Remember: the first book opens with Lila’s disappearance, the disappearance of a woman in her 60s – the complete disappearance: not just of her, but of all her clothes, her shoes, books, toiletries, everything she owned – cleared out, vanished. At the end of the prologue Elena Greco, the writer of the following 1,600 pages, writes:
I turned on my computer and began to write – all the details of our story, everything that still remained in my memory.
At the end of the book, Elena looks again at the book she has written, that has taken her “months and months and months” and asks herself what she’s really achieved. Things happen in the fourth book that shows there is a huge amount about and of Lila that she doesn’t understand, just as she didn’t know the half of the Solara brothers’ criminal activities, or what Pasquale, the committed Communist, got up to that landed him in jail. Sixteen hundred pages, and all we are left with are gaps, absences, disappearances. And what’s weird is that none of this is recuperated or rationalised or tied up.
Lila’s very disappearance disappears for much of the book. You forget it. Elena forgets it.
And another thing: Elena Greco, the author of these pages, is successful writer, with, we learn, 13 novels and two volumes of essays to her name – and one of those novels is a book called A Friendship which is about her relationship with Lila. She’s already written the story of her friendship with Lila – it’s only 80 pages long! – and one of the last, possibly her last book, but Lila refuses to talk to her about it.
If she’s already written that story, then what is this? We are very used to narratives that end with the hero reaching the point where her or she can begin to write his/her story (Proust being the highest example; there are thousands of lesser ones) but this book is not like that. Elena doesn’t write herself to a place of creativity. She writes herself to exhaustion, to blankness, to failure.
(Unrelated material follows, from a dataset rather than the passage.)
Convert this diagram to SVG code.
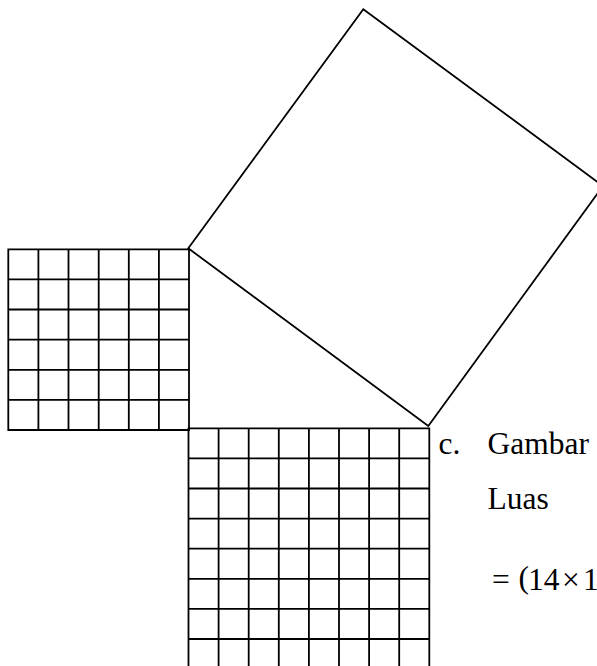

A final point: all of this weirdness, this unresolvedness, this unrecuperability and unredeemability is partly down to Ferrante’s absence from the field. It’s worth saying and saying again and again that her anonymity is as pertinent and powerful and significant as her true identity is irrelevant.
She says this over and over in her interviews (collected as Fragments, previously available as a free digital book, but coming out in print form early next year): that although her original reason for remaining anonymous was personal and psychological (constitutional, she says), the resulting authorial absence does a brilliant job of freeing the books as texts. When I say that you can’t even resolve the Neapolitan novels to being essentially the portrait of a female friendship, I’m fully aware that, had Ferrante so much as put an author portrait on her book jacket, or done one interview in her home, or a café nearby, or given any personal account of herself whatsoever, that might not be the case. Ah, you’d think, looking at her photo, or clocking the rug hung on her study wall, or noting that she drinks earl grey tea rather than a cappuccino… that’s what she’s on about.
The books we have, but the project is unknown. (Compare to Knausgaard, where we know, completely and utterly, what he was trying to do with his long work – this is why I don’t think the two writers compare.)
The Neapolitan novels are an unqualified success, but at what, I couldn’t begin to say.